To Benjamin Franklin from the Comte de Conway, 23 July 1778

From the Comte de Conway3

ALS: American Philosophical Society

Paris rue vendome au marais ce 23 Juillet 1778

Sir

Your excelency will find here the weight and prices of the two pieces of brass Canon I had the honour to Speak to you off4 which are to be Seen at Chevalier Darcy’s5 in your neighbourhood at fauw bourg du Roulle. I could wish as they are of the best kind and have been proved before his late Majesty that they may shute [suit] your need. As to the price I shall come into any measures you think proper.

I shall be much obliged to your excelency if youde let me know if you had any late news from america and when any Ship parts for that continent.

My daughter6 begs her kind Compliments to you your family and mr. adams and is as youle easily imagin impatient to know if there be any late acount from her husband. The favour of your answer Sir by my Servant bearer hereof will greatly oblige Sir your excelencys most humble and most obedient Servant

Conway

Endorsed: Conway Offering Cannon

Notation: 24. Juillet 1778.

[Note numbering follows the Franklin Papers source.]
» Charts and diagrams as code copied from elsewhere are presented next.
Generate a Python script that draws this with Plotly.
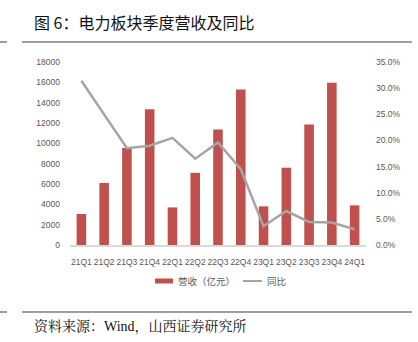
import plotly.graph_objects as go

quarters = ["21Q1", "21Q2", "21Q3", "21Q4", "22Q1", "22Q2", "22Q3",
            "22Q4", "23Q1", "23Q2", "23Q3", "23Q4", "24Q1"]
revenue = [3050, 6100, 9550, 13350, 3700, 7100, 11350,
           15300, 3800, 7600, 11850, 15950, 3900]
yoy = [0.314, 0.250, 0.185, 0.190, 0.205, 0.165, 0.196,
       0.145, 0.036, 0.065, 0.044, 0.043, 0.030]

W, H = 418, 342
L, R, T, B = 70, 52, 62, 97
pw, ph = W - L - R, H - T - B

BAR_COLOR = "#C0504D"
LINE_COLOR = "#A5A5A5"


def px(x):
    return (x - L) / pw


def py(y):
    return (H - B - y) / ph


tick_font = dict(family="Liberation Sans, Arial, sans-serif", size=8.5, color="#595959")

fig = go.Figure()
fig.add_trace(go.Bar(
    x=quarters, y=revenue, name="营收（亿元）",
    marker=dict(color=BAR_COLOR, line=dict(width=0)),
    width=0.42,
))
fig.add_trace(go.Scatter(
    x=quarters, y=yoy, name="同比", yaxis="y2", mode="lines",
    line=dict(color=LINE_COLOR, width=2.5),
))

fig.update_layout(
    width=W, height=H,
    margin=dict(l=L, r=R, t=T, b=B),
    paper_bgcolor="white", plot_bgcolor="white",
    showlegend=False,
    xaxis=dict(showgrid=False, showline=True, linecolor="#D9D9D9", linewidth=1.5,
               ticks="", tickfont=tick_font, tickangle=0, ticklabelstandoff=8),
    yaxis=dict(range=[0, 18000], dtick=2000, tickformat="d", showgrid=False,
               zeroline=False, showline=False, ticks="", tickfont=tick_font,
               ticklabelstandoff=9),
    yaxis2=dict(range=[0, 0.35], dtick=0.05, tickformat=".1%", overlaying="y",
                side="right", showgrid=False, zeroline=False, showline=False,
                ticks="", tickfont=tick_font, ticklabelstandoff=9),
)

# custom legend: wide bar swatch and line swatch
legend_font = dict(family="Noto Sans CJK SC", size=9.5, color="#595959")
fig.add_shape(type="rect", xref="paper", yref="paper",
              x0=px(155), x1=px(173), y0=py(283.5), y1=py(278.5),
              fillcolor=BAR_COLOR, line=dict(width=0))
fig.add_annotation(text="营收（亿元）", xref="paper", yref="paper",
                   x=px(176), y=py(281), xanchor="left", yanchor="middle",
                   showarrow=False, font=legend_font)
fig.add_shape(type="line", xref="paper", yref="paper",
              x0=px(243), x1=px(262), y0=py(281), y1=py(281),
              line=dict(color=LINE_COLOR, width=2))
fig.add_annotation(text="同比", xref="paper", yref="paper",
                   x=px(265), y=py(281), xanchor="left", yanchor="middle",
                   showarrow=False, font=legend_font)

fig.add_annotation(
    text="图 6：电力板块季度营收及同比", xref="paper", yref="paper",
    x=px(32), y=py(22), xanchor="left", yanchor="middle", showarrow=False,
    font=dict(family="Noto Sans CJK SC", size=16, color="#111111"),
)
fig.add_annotation(
    text="资料来源：Wind，山西证券研究所", xref="paper", yref="paper",
    x=px(32), y=py(326), xanchor="left", yanchor="middle", showarrow=False,
    font=dict(family="Liberation Serif, Noto Serif CJK SC, Noto Sans CJK SC", size=14, color="#111111"),
)

rule = dict(color="#7F7F7F", width=1.5)
for yy in (42, 312):
    fig.add_shape(type="line", xref="paper", yref="paper",
                  x0=px(22), x1=px(412), y0=py(yy), y1=py(yy), line=rule)
    fig.add_shape(type="line", xref="paper", yref="paper",
                  x0=px(0), x1=px(7), y0=py(yy), y1=py(yy), line=rule)

fig.write_html("out.html")
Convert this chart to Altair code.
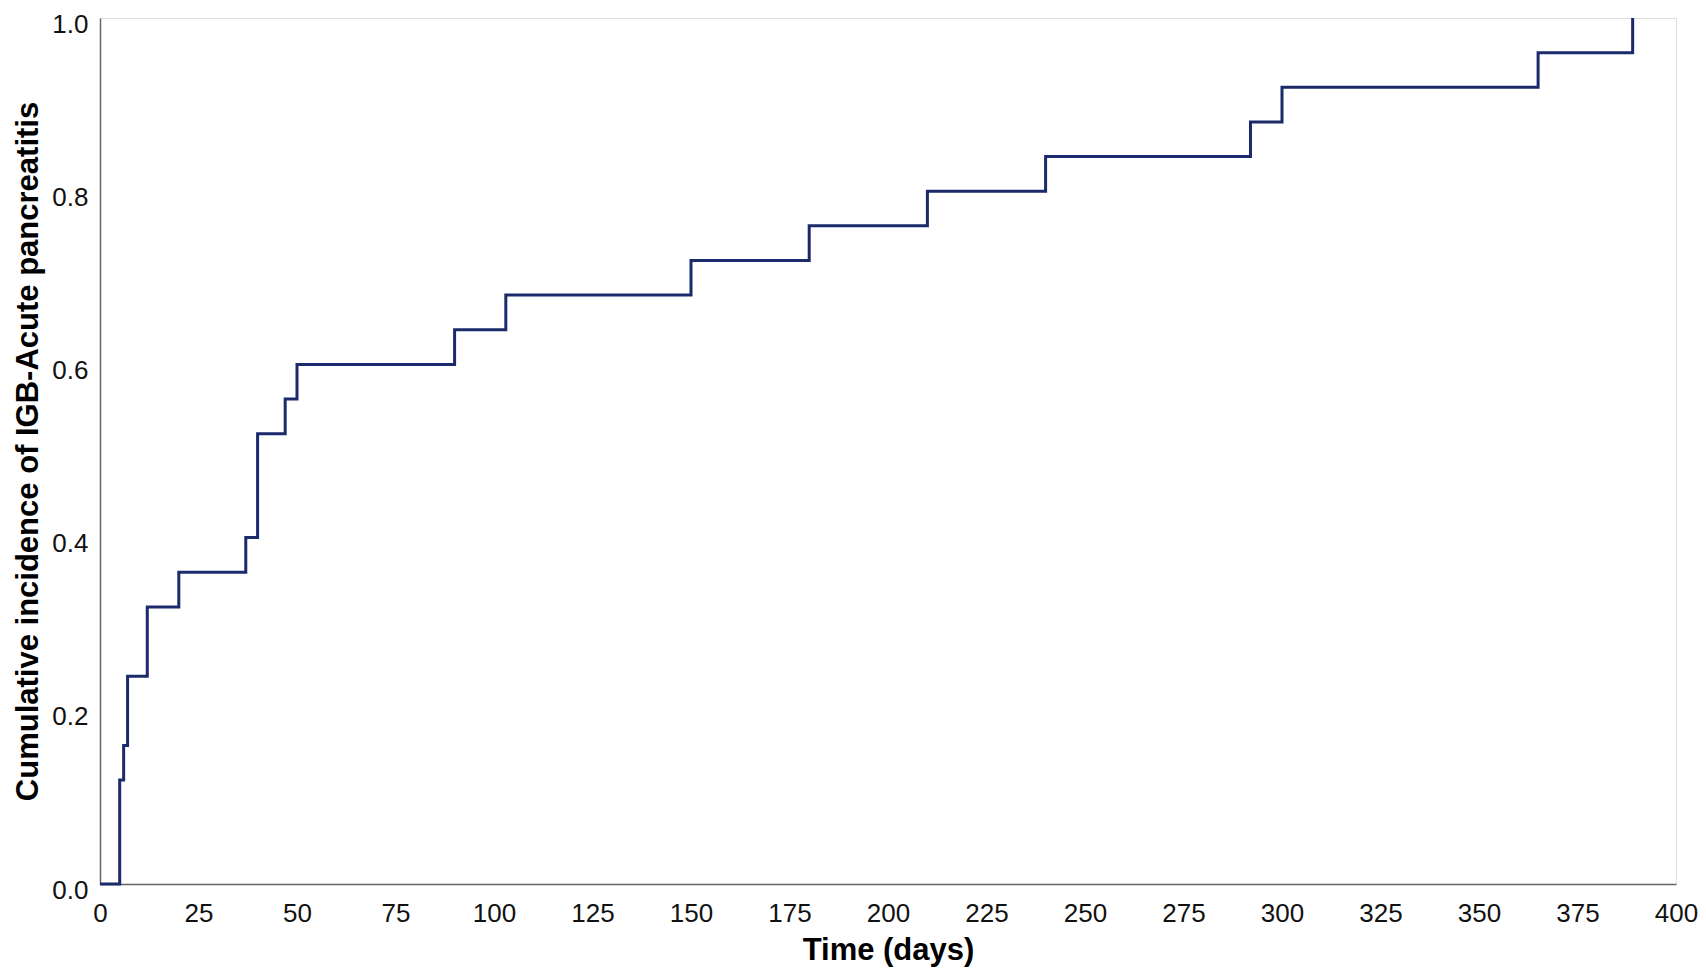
import altair as alt
import pandas as pd

days = [0, 5, 6, 7, 12, 20, 37, 40, 47, 50, 90, 103, 150, 180, 210, 240, 292, 300, 365, 389]
incidence = [0.0, 0.12, 0.16, 0.24, 0.32, 0.36, 0.40, 0.52, 0.56, 0.60, 0.64, 0.68,
             0.72, 0.76, 0.80, 0.84, 0.88, 0.92, 0.96, 1.0]
x_ticks = list(range(0, 401, 25))
y_ticks = [0.0, 0.2, 0.4, 0.6, 0.8, 1.0]

df = pd.DataFrame({"day": days, "inc": incidence})

FONT = "Liberation Sans"

chart = alt.Chart(df).mark_line(
    interpolate="step-after", color="#1b2a6b", strokeWidth=3, clip=False
).encode(
    x=alt.X("day:Q", scale=alt.Scale(domain=[0, 400], nice=False, zero=True),
            axis=alt.Axis(title="Time (days)", values=x_ticks, format="d",
                          ticks=False, grid=False, domainColor="#666666", domainWidth=1.5,
                          labelFont=FONT, labelFontSize=26, labelColor="#111111",
                          labelPadding=16, labelFlush=False,
                          titleFont=FONT, titleFontSize=31, titleFontWeight="bold",
                          titleColor="#000000", titleY=66, titleBaseline="middle")),
    y=alt.Y("inc:Q", scale=alt.Scale(domain=[0, 1], nice=False),
            axis=alt.Axis(title="Cumulative incidence of IGB-Acute pancreatitis",
                          values=y_ticks, format=".1f",
                          ticks=False, grid=False, domainColor="#666666", domainWidth=1.5,
                          labelFont=FONT, labelFontSize=26, labelColor="#111111",
                          labelPadding=12, labelOffset=6, labelFlush=False,
                          titleFont=FONT, titleFontSize=31, titleFontWeight="bold",
                          titleColor="#000000", titleX=-72, titleBaseline="middle",
                          titleAngle=270)),
).properties(
    width=1576,
    height=866,
    autosize=alt.AutoSizeParams(type="none"),
    padding={"left": 92, "top": 10, "right": 22, "bottom": 86},
).configure_view(stroke=None).configure(background="white")

chart.save("out.html", embed_options={"renderer": "svg", "actions": False})
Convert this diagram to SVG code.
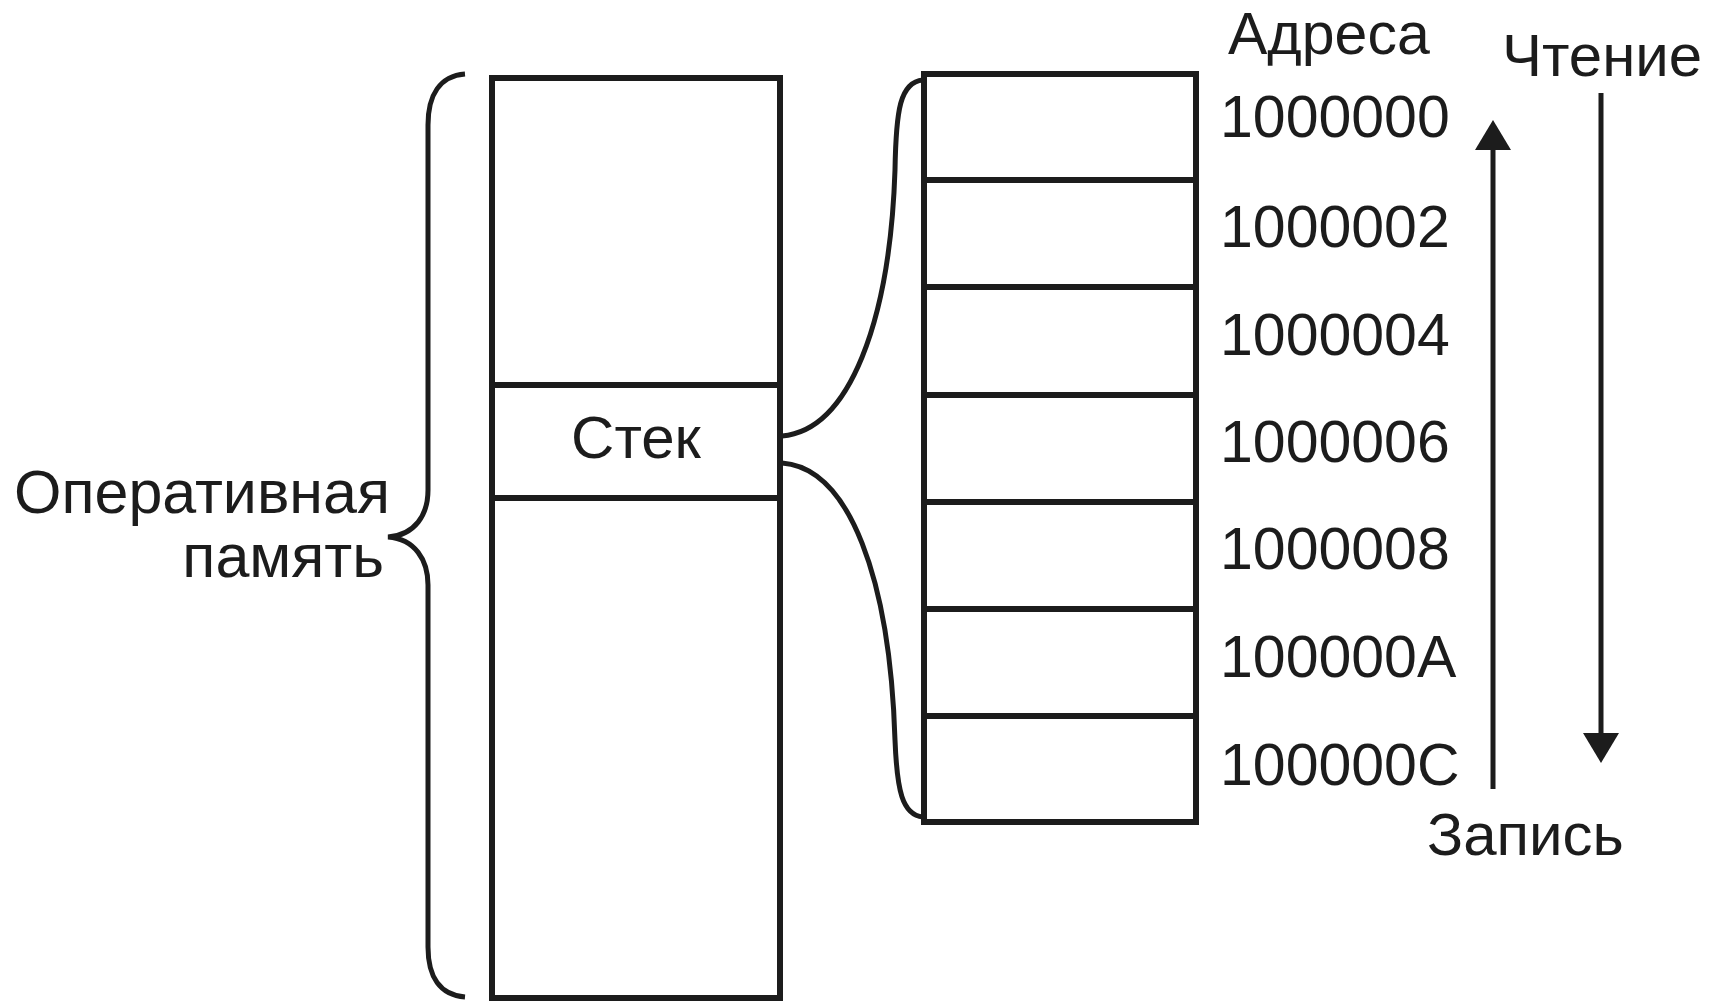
<svg xmlns="http://www.w3.org/2000/svg" width="1727" height="1001" viewBox="0 0 1727 1001">
<style>
  .ln { fill: none; stroke: #1c1c1c; stroke-linecap: butt; }
  .box { fill: #ffffff; stroke: #1c1c1c; stroke-width: 6; }
  .t { font-family: "Liberation Sans", Arial, sans-serif; font-size: 60px; fill: #1c1c1c; }
  .lt { font-family: "Liberation Sans", Arial, sans-serif; font-size: 61px; fill: #1c1c1c; }
  .addr { font-family: "Liberation Sans", Arial, sans-serif; font-size: 59px; fill: #1c1c1c; }
</style>
<defs>
  <marker id="ah" viewBox="0 0 30 36" refX="0" refY="18" markerWidth="30" markerHeight="36" markerUnits="userSpaceOnUse" orient="auto">
    <path d="M0,0 L30,18 L0,36 z" fill="#1c1c1c"/>
  </marker>
</defs>
<rect x="0" y="0" width="1727" height="1001" fill="#ffffff"/>

<g id="ram-brace">
  <path class="ln" stroke-width="5" d="M465,74 C440,76 428,95 428,125 L428,490 C428,515 415,535 388,537 C415,539 428,560 428,585 L428,947 C428,977 440,995 465,997"/>
  <text class="lt" x="390" y="513" text-anchor="end">Оперативная</text>
  <text class="lt" x="384" y="577" text-anchor="end">память</text>
</g>

<g id="memory">
  <rect class="box" x="492" y="78" width="288" height="920" stroke-width="7"/>
  <line class="ln" stroke-width="6" x1="492" y1="385" x2="780" y2="385"/>
  <line class="ln" stroke-width="6" x1="492" y1="498" x2="780" y2="498"/>
  <text class="t" x="636" y="458" text-anchor="middle">Стек</text>
</g>

<g id="connectors">
  <path class="ln" stroke-width="5" d="M782,436 C850,430 890,320 895,170 C896,110 900,82 923,80"/>
  <path class="ln" stroke-width="5" d="M782,463 C850,468 890,580 895,740 C897,790 902,815 923,817"/>
  <line class="ln" stroke-width="5" x1="1493" y1="789" x2="1493" y2="150" marker-end="url(#ah)"/>
  <line class="ln" stroke-width="5" x1="1601" y1="93" x2="1601" y2="733" marker-end="url(#ah)"/>
</g>

<g id="stack">
  <rect class="box" x="924" y="74" width="272" height="748"/>
  <line class="ln" stroke-width="6" x1="924" y1="180" x2="1196" y2="180"/>
  <line class="ln" stroke-width="6" x1="924" y1="287" x2="1196" y2="287"/>
  <line class="ln" stroke-width="6" x1="924" y1="395" x2="1196" y2="395"/>
  <line class="ln" stroke-width="6" x1="924" y1="502" x2="1196" y2="502"/>
  <line class="ln" stroke-width="6" x1="924" y1="609" x2="1196" y2="609"/>
  <line class="ln" stroke-width="6" x1="924" y1="716" x2="1196" y2="716"/>
</g>

<g id="addresses">
  <text class="addr" x="1228" y="54">Адреса</text>
  <text class="addr" x="1220" y="137">1000000</text>
  <text class="addr" x="1220" y="247">1000002</text>
  <text class="addr" x="1220" y="355">1000004</text>
  <text class="addr" x="1220" y="462">1000006</text>
  <text class="addr" x="1220" y="569">1000008</text>
  <text class="addr" x="1220" y="677">100000A</text>
  <text class="addr" x="1220" y="785">100000C</text>
</g>

<g id="labels">
  <text class="t" x="1502" y="76">Чтение</text>
  <text class="t" x="1427" y="855">Запись</text>
</g>
</svg>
3Gen. Conway’s father, an Irish officer in the French service: Bodinier, Dictionnaire. “He seems,” JA said of him, “a venerable Personage”: Butterfield, John Adams Diary, II, 302–3.

4The details, in a different hand, are on another sheet. One of the cannon was a four-pounder weighing 1,265 lbs. and the other an eight-pounder weighing 2,310; the cost of the copper, tin, and workmanship was also specified. The total price was 6,475 l.t., to which Conway added in his own hand a 900 l.t. commission.

5Comte Patrice d’Arcy (1725–79) was, like Conway, an Irishman, who came to Paris in 1739 and served in the War of the Austrian Succession and the Seven Years’ War. He had been a member of the Académie royale des sciences since 1749, and became known for his Essai sur l’artillerie (1760) and other tracts. He was a close friend of J.-B. Le Roy. See also XXIII, 287.

6In fact his daughter-in-law, the Comtesse.